Он ушел 28 сентября 1964 года. Через три года посмертно стал лауреатом Ленинской премии, еще через пять — премии Ленинского комсомола. Его именем называли пароходы, шахты, улицы и библиотеки. Даже круизному лайнеру в фильме «Бриллиантовая рука» режиссер дал имя «Михаил Светлов». Наверняка, узнай об этом Михаил Аркадьевич на том свете, мы бы улыбнулись еще одному его афоризму. Впрочем, ему, вероятно, куда важнее была оценка великих коллег по цеху. В преддверии нового 1927 года Марина Цветаева писала Борису Пастернаку: «Передай Светлову, что его Гренада — мой любимый …стих за все эти годы. У Есенина ни одного такого не было. Этого, впрочем, не говори, — пусть Есенину мирно спится». «Разница между славой и модой в том, что мода никогда не бывает посмертной»… Он все-таки был мудрецом, этот сын ремесленника из Екатеринослава. И славу свою заслужил.
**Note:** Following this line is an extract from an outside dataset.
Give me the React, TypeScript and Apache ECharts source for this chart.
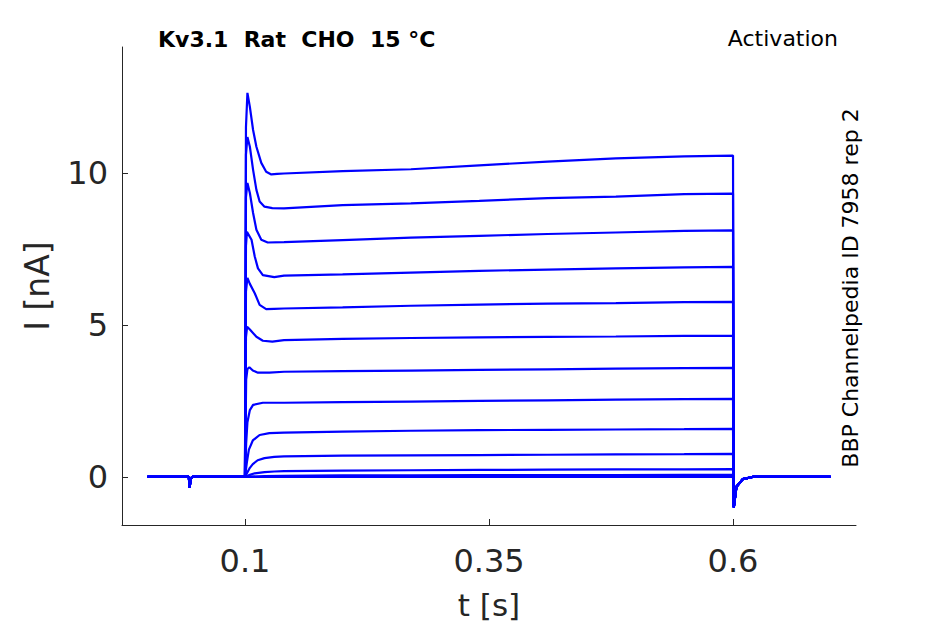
import React, { useEffect, useRef } from "react";
import * as echarts from "echarts";

// ---- data ----
// shared holding-potential baseline before the step (t in s, I in nA)
const baselinePre: number[][] = [
  [0, 0], [0.0425, 0], [0.0432, -0.36], [0.0445, -0.05], [0.046, 0], [0.1, 0],
];

// onset of each sweep (capacitive/peak transient) as [t, I]
const onset01 = [[0.101, 11.5], [0.1025, 12.63], [0.105, 12.17], [0.1083, 11.41], [0.1117, 10.86], [0.1167, 10.33], [0.1217, 10.04], [0.127, 9.95], [0.133, 9.97]];
const onset02 = [[0.101, 10.6], [0.1025, 11.18], [0.105, 10.86], [0.1083, 10.1], [0.1117, 9.44], [0.115, 9.06], [0.12, 8.89], [0.128, 8.84]];
const onset03 = [[0.101, 9.2], [0.1025, 9.67], [0.105, 9.34], [0.1083, 8.68], [0.1117, 8.13], [0.1167, 7.8], [0.1233, 7.71]];
const onset04 = [[0.101, 7.6], [0.102, 8.06], [0.1067, 7.8], [0.11, 7.25], [0.1133, 6.86], [0.1183, 6.64], [0.13, 6.57]];
const onset05 = [[0.101, 6.1], [0.1025, 6.55], [0.105, 6.35], [0.11, 6.04], [0.115, 5.66], [0.1217, 5.52], [0.13, 5.53]];
const onset06 = [[0.101, 4.6], [0.1022, 4.94], [0.105, 4.85], [0.1117, 4.61], [0.1183, 4.48], [0.128, 4.45]];
const onset07 = [[0.1012, 3.2], [0.1025, 3.55], [0.1045, 3.61], [0.108, 3.5], [0.1133, 3.43], [0.125, 3.43]];
const onset08 = [[0.1012, 1.1], [0.1025, 1.8], [0.105, 2.2], [0.1083, 2.37], [0.1183, 2.44]];
const onset09 = [[0.102, 0.5], [0.104, 0.9], [0.108, 1.2], [0.115, 1.38], [0.125, 1.44]];
const onset10 = [[0.102, 0.12], [0.105, 0.3], [0.108, 0.42], [0.113, 0.55], [0.12, 0.62], [0.13, 0.66]];
const onset11 = [[0.105, 0.07], [0.11, 0.12], [0.12, 0.16], [0.13, 0.18]];
const onset12 = [[0.12, 0.03]];
const onset13: number[][] = [];

// steady part of each sweep, sampled at these times
const steadyTimes = [0.14, 0.2, 0.27, 0.34, 0.41, 0.48, 0.55, 0.6];
const steady01 = [9.98, 10.06, 10.12, 10.25, 10.37, 10.48, 10.54, 10.57];
const steady02 = [8.83, 8.94, 9.0, 9.08, 9.17, 9.22, 9.3, 9.32];
const steady03 = [7.72, 7.79, 7.87, 7.93, 7.99, 8.04, 8.09, 8.11];
const steady04 = [6.62, 6.66, 6.72, 6.78, 6.82, 6.86, 6.89, 6.91];
const steady05 = [5.54, 5.58, 5.63, 5.67, 5.7, 5.72, 5.75, 5.76];
const steady06 = [4.5, 4.54, 4.57, 4.59, 4.61, 4.62, 4.64, 4.64];
const steady07 = [3.46, 3.48, 3.5, 3.52, 3.54, 3.56, 3.58, 3.59];
const steady08 = [2.44, 2.46, 2.48, 2.5, 2.52, 2.54, 2.56, 2.57];
const steady09 = [1.46, 1.49, 1.52, 1.54, 1.55, 1.56, 1.57, 1.58];
const steady10 = [0.68, 0.7, 0.71, 0.72, 0.73, 0.74, 0.75, 0.76];
const steady11 = [0.19, 0.21, 0.22, 0.23, 0.24, 0.25, 0.25, 0.26];
const steady12 = [0.04, 0.05, 0.05, 0.06, 0.06, 0.06, 0.07, 0.07];
const steady13 = [0, 0, 0, 0, 0, 0, 0, 0];

// shared tail after the step ends
const tailPost: number[][] = [
  [0.6008, -1.0], [0.6035, -0.32], [0.61, -0.07], [0.62, 0], [0.7, 0],
];

const onsets = [onset01, onset02, onset03, onset04, onset05, onset06, onset07, onset08, onset09, onset10, onset11, onset12, onset13];
const steadies = [steady01, steady02, steady03, steady04, steady05, steady06, steady07, steady08, steady09, steady10, steady11, steady12, steady13];

const xTicks = [0.1, 0.35, 0.6];
const yTicks = [0, 5, 10];

const FONT = '"DejaVu Sans", sans-serif';
const AXIS = "#262626";

export default function App() {
  const ref = useRef<HTMLDivElement>(null);
  useEffect(() => {
    if (!ref.current) return;
    const chart = echarts.init(ref.current, null, { renderer: "svg" });
    const series = onsets.map((on, i) => {
      const data = [
        ...baselinePre,
        ...on,
        ...steadyTimes.map((t, k) => [t, steadies[i][k]]),
        ...tailPost,
      ];
      return {
        type: "line",
        data,
        showSymbol: false,
        symbol: "none",
        lineStyle: { color: "#0000ff", width: 2.2 },
        itemStyle: { color: "#0000ff" },
        z: 2 + (onsets.length - i),
      };
    });
    chart.setOption({
      animation: false,
      grid: { left: 122, right: 89, top: 47, bottom: 99, outerBoundsMode: "none", containLabel: false },
      xAxis: {
        type: "value",
        min: -0.026,
        max: 0.726,
        name: "t [s]",
        nameLocation: "middle",
        nameGap: 65,
        nameTextStyle: { fontSize: 31, lineHeight: 29, color: AXIS, fontFamily: FONT },
        axisLine: { show: true, onZero: false, lineStyle: { color: AXIS, width: 1 } },
        axisTick: { show: true, inside: true, length: 6, customValues: xTicks, lineStyle: { color: AXIS } },
        axisLabel: { customValues: xTicks, fontSize: 32, color: AXIS, fontFamily: FONT, margin: 20 },
        splitLine: { show: false },
      },
      yAxis: {
        type: "value",
        min: -1.58,
        max: 14.14,
        name: "I [nA]",
        nameLocation: "middle",
        nameRotate: 90,
        nameGap: 68,
        nameTextStyle: { fontSize: 33, color: AXIS, fontFamily: FONT },
        axisLine: { show: true, onZero: false, lineStyle: { color: AXIS, width: 1 } },
        axisTick: { show: true, inside: true, length: 6, customValues: yTicks, lineStyle: { color: AXIS } },
        axisLabel: { customValues: yTicks, fontSize: 32, color: AXIS, fontFamily: FONT, margin: 14 },
        splitLine: { show: false },
      },
      graphic: [
        {
          type: "text",
          style: {
            x: 158, y: 39, text: "Kv3.1  Rat  CHO  15 °C",
            font: `bold 22px ${FONT}`, fill: "#000", textAlign: "left", textVerticalAlign: "middle",
          },
        },
        {
          type: "text",
          style: {
            x: 838, y: 38.5, text: "Activation",
            font: `22px ${FONT}`, fill: "#000", textAlign: "right", textVerticalAlign: "middle",
          },
        },
        {
          type: "text",
          x: 850, y: 288, rotation: Math.PI / 2,
          style: {
            x: 0, y: 0, text: "BBP Channelpedia ID 7958 rep 2",
            font: `22px ${FONT}`, fill: "#000", textAlign: "center", textVerticalAlign: "middle",
          },
        },
      ],
      series,
    });
    return () => chart.dispose();
  }, []);
  return (
    <div
      ref={ref}
      style={{ position: "fixed", left: 0, top: 0, width: 945, height: 624, background: "#fff" }}
    />
  );
}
Александр Файнштейн, специально для «Еврейского обозревателя»




Байки о Светлове

При обсуждении повести Казакевича «Звезда» писательница А. сказала:
— Удивительно! Говорят, раньше он писал посредственные еврейские стихи, а теперь у него великолепная русская проза.
— Дорогая, — ответил ей Светлов, — не перейти ли тебе на еврейские стихи?
* * *
Принимали в Союз писателей поэта, человека малоспособного, но пробивного. Светлов высказался против. Кто-то защищал:
— Но ведь его стихи посвящены важной, солдатской теме.
— Когда я читаю хорошие стихи о войне, — возразил Светлов, – я вижу: если ползет солдат, то это ползет солдат. А тут ползет кандидат в Союз писателей.
* * *
Из письма Светлова в редакцию:
Уважаемый товарищ редактор. Если мне не выплатят гонорар за опубликованный Вами перевод стихотворения молдавского поэта, я буду вынужден эти стихи перевести обратно на молдавский язык.
* * *
Автор детективной пьесы, сразу прошедшей во многих театрах, купил массивные золотые часы с массивным золотым браслетом. Увидев это сооружение, Светлов усмехнулся:
— Старик, — сказал он, — а не пропить ли нам секундную стрелку?
* * *
— Он очень красочный человек, — сказали об одном писателе.
— Он не столь красочный, как разноцветный, — уточнил Светлов. — Лучше, если бы он был одного цвета, но определенного.
* * *
Прогуливаясь по морскому пляжу и обозревая распростертые на песке фигуры загорающих пожилых людей, Светлов сказал:
— Тела давно минувших дней…
 * * *
На фронте начальник политотдела армии укорял Светлова за то, что тот без спроса начальства оказался на передовой: «Говорят, был такой огонь, что нельзя было голову поднять». — «Голову можно было поднять, — ответил Светлов, — но только отдельно от туловища».